Musheer, coming in on the back of 118 and 73 in the previous two games, immediately got going. He started with a ramp off Clarke over the keeper’s head before unfurling a cracking cover drive to quickly move to double figures. Adarsh, meanwhile launched a couple of sparkling drives.
With the conditions ripe for batting, they rotated the strike at every given interval and found the boundaries regularly. India, whose powerplay scores so far this tournament have been 45 for 2, 38 for 1 and 40 for 0, raced to 61 for 1 against New Zealand.
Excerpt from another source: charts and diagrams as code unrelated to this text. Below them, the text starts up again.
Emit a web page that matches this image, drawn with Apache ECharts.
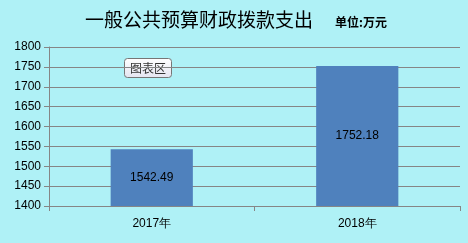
<!DOCTYPE html>
<html><head><meta charset="utf-8">
<script src="https://cdn.jsdelivr.net/npm/echarts@6/dist/echarts.min.js"></script>
<style>html,body{margin:0;padding:0;background:#aff1f6}#c{width:468px;height:243px}</style>
</head><body><div id="c"></div>
<script>
const categories = ['2017年', '2018年'];
const values = [1542.49, 1752.18];
const yMin = 1400, yMax = 1800, yStep = 50;
const titleText = '一般公共预算财政拨款支出';
const unitText = '单位:万元';

const chart = echarts.init(document.getElementById('c'), null, {renderer: 'canvas'});
chart.setOption({
  backgroundColor: '#aff1f6',
  animation: false,
  title: [
    {text: titleText, left: 80, top: 5, textStyle: {fontFamily: 'Noto Sans CJK SC', fontSize: 19, fontWeight: 'normal', color: '#000'}},
    {text: unitText, left: 330, top: 11, textStyle: {fontFamily: 'Noto Sans CJK SC', fontSize: 12, fontWeight: 'bold', color: '#000'}}
  ],
  grid: {left: 49, right: 8, top: 47, bottom: 37},
  xAxis: {
    type: 'category', data: categories,
    axisLine: {lineStyle: {color: '#868686'}},
    axisTick: {show: true, length: 5, alignWithLabel: false, lineStyle: {color: '#868686'}},
    axisLabel: {margin: 12, fontFamily: 'Liberation Sans', fontSize: 12, color: '#000'}
  },
  yAxis: {
    type: 'value', min: yMin, max: yMax, interval: yStep,
    axisLine: {show: true, lineStyle: {color: '#868686'}},
    axisTick: {show: true, length: 5, lineStyle: {color: '#868686'}},
    splitLine: {lineStyle: {color: '#868686'}},
    axisLabel: {margin: 8, fontFamily: 'Liberation Sans', fontSize: 12, color: '#000', formatter: v => String(v)}
  },
  series: [{
    type: 'bar', data: values, barWidth: '40%',
    itemStyle: {color: '#4f81bd'},
    label: {show: true, position: 'inside', color: '#000', fontFamily: 'Liberation Sans', fontSize: 12,
      formatter: p => p.value.toFixed(2)}
  }],
  graphic: [{
    type: 'group', left: 124, top: 58,
    children: [
      {type: 'rect', shape: {x: 0, y: 0, width: 47, height: 19, r: 3},
       style: {fill: {type: 'linear', x: 0, y: 0, x2: 0, y2: 1, colorStops: [{offset: 0, color: '#ffffff'}, {offset: 1, color: '#e4e4f0'}]}, stroke: '#767676', lineWidth: 1}},
      {type: 'text', x: 23.5, y: 9.5, style: {text: '图表区', align: 'center', verticalAlign: 'middle', fontFamily: 'Noto Sans CJK SC', fontSize: 12, fill: '#333'}}
    ]
  }]
});
</script></body></html>
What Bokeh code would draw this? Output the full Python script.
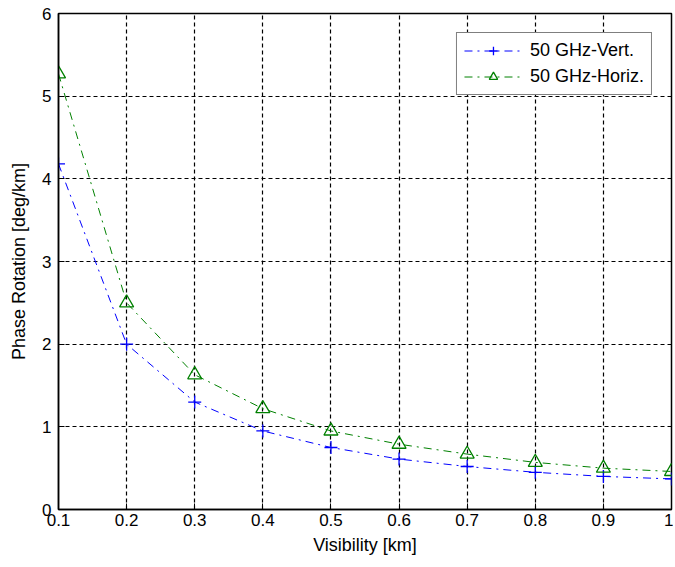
from bokeh.plotting import figure
from bokeh.models import FixedTicker, Range1d, Legend, LegendItem
from bokeh.embed import file_html
from bokeh.resources import INLINE

visibility = [0.1, 0.2, 0.3, 0.4, 0.5, 0.6, 0.7, 0.8, 0.9, 1.0]
vert_50ghz = [4.18, 2.0, 1.3, 0.95, 0.75, 0.61, 0.52, 0.45, 0.40, 0.37]
horiz_50ghz = [5.27, 2.5, 1.63, 1.22, 0.95, 0.79, 0.67, 0.57, 0.50, 0.46]
x_ticks = [0.1, 0.2, 0.3, 0.4, 0.5, 0.6, 0.7, 0.8, 0.9, 1.0]
x_tick_labels = ["0.1", "0.2", "0.3", "0.4", "0.5", "0.6", "0.7", "0.8", "0.9", "1"]
y_ticks = [0, 1, 2, 3, 4, 5, 6]

FONT = "Liberation Sans"

p = figure(width=673, height=562, output_backend="svg", toolbar_location=None,
           x_range=Range1d(0.1, 1.0), y_range=Range1d(0, 6),
           min_border_left=58, min_border_right=2, min_border_top=13, min_border_bottom=53)
p.background_fill_color = "white"
p.border_fill_color = "white"
p.outline_line_color = "black"
p.outline_line_width = 1.5

xax = p.xaxis[0]
yax = p.yaxis[0]
for ax in (xax, yax):
    ax.axis_line_color = "black"
    ax.axis_line_width = 1.5
    ax.major_tick_in = 6
    ax.major_tick_out = 0
    ax.minor_tick_line_color = None
    ax.major_tick_line_color = "black"
    ax.major_label_text_font = FONT
    ax.major_label_text_font_size = "17px"
    ax.major_label_text_color = "black"
    ax.axis_label_text_font = FONT
    ax.axis_label_text_font_size = "18px"
    ax.axis_label_text_font_style = "normal"
    ax.axis_label_text_color = "black"

xax.ticker = FixedTicker(ticks=x_ticks)
xax.major_label_overrides = {t: l for t, l in zip(x_ticks, x_tick_labels)}
yax.ticker = FixedTicker(ticks=y_ticks)
xax.axis_label = "Visibility [km]"
yax.axis_label = "Phase Rotation [deg/km]"
xax.major_label_standoff = 4
yax.major_label_standoff = 7
xax.axis_label_standoff = 6
yax.axis_label_standoff = 10

p.xgrid.ticker = FixedTicker(ticks=x_ticks)
p.ygrid.ticker = FixedTicker(ticks=y_ticks)
for g in (p.xgrid[0], p.ygrid[0]):
    g.grid_line_color = "black"
    g.grid_line_dash = "4 3"
    g.grid_line_width = 1.2

vl = p.line(visibility, vert_50ghz, line_color="blue", line_dash="8 5 2 5", line_width=1)
vm = p.scatter(visibility, vert_50ghz, marker="cross", size=13, line_color="blue", line_width=1.3)
hl = p.line(visibility, horiz_50ghz, line_color="green", line_dash="8 5 2 5", line_width=1)
hm = p.scatter(visibility, horiz_50ghz, marker="triangle", size=14, line_color="green",
               fill_color=None, line_width=1.3)

legend = Legend(items=[LegendItem(label="50 GHz-Vert.", renderers=[vl, vm]),
                       LegendItem(label="50 GHz-Horiz.", renderers=[hl, hm])],
                location="top_right")
legend.border_line_color = "black"
legend.border_line_width = 1.2
legend.background_fill_color = "white"
legend.background_fill_alpha = 1
legend.label_text_font = FONT
legend.label_text_font_size = "18px"
legend.label_text_color = "black"
legend.glyph_width = 58
legend.glyph_height = 21
legend.spacing = 5
legend.padding = 7
legend.margin = 19
legend.label_standoff = 8
p.add_layout(legend, "center")

open("out.html", "w").write(file_html(p, INLINE))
New Zealand’s ground fielding was also not up to mark at least in the first ten overs.
Even after the powerplay, New Zealand continued to leak runs with Adarsh taking Oscar Jackson for two fours in an over before reaching his second fifty of the tournament off 56 balls with a clip through square leg for three. The left-hander, however, fell soon after almost against the run of play slicing legspinner Zac Cumming to point to end a run-a-ball 77-run partnership.
Captain Uday Saharan then walked in but failed to get the same momentum going, as the surface started taking some turn. New Zealand employed spin for 25 overs straight and Snehith Reddy, Cumming (1-37) and Oliver Tewatiya (1-43) shone through. Even as Musheer kept the innings chugging along, Saharan struggled.
Musheer was dropped at deep square leg soon after breaching the three-figure mark, but New Zealand managed to restrict India to an extent with Clarke doing the damage finishing with 4 for 62. Musheer fell in the 48th over getting a top edge that was taken at extra cover. India did score 89 runs in the last ten overs but lost five wickets in the process.
If there was any momentum that New Zealand took into their second innings, they lost all of it in Limbani’s first over. In what was a spell of inswinging brilliance, he breached opener Tom Jones’ defences first ball with a nip-backer that left his stumps in a mess. Reddy then shouldered arms first ball and was struck in front, but the umpire adjudged the ball to be going over the stumps. He, however, didn’t last long playing all around a length ball that tailed back in sharply as New Zealand were reduced to 0 for 2 after the first over. That became 13 for 3 when Lachlan Stackpole was cleaned up by Pandey’s arm ball.
It was a procession thereon with none of the New Zealand batters picking any of the bowlers. James Nelson was caught lbw by Pandey for 10 while Naman Tiwari took out Tewatiya. Jackson and Cumming resisted for 40 balls before Musheer took out Jackson with a yorker while Pandey added two more wickets to his tally.
It was fitting that Musheer ended the game, taking out Ewald Schreuder, as New Zealand were taken down comprehensively.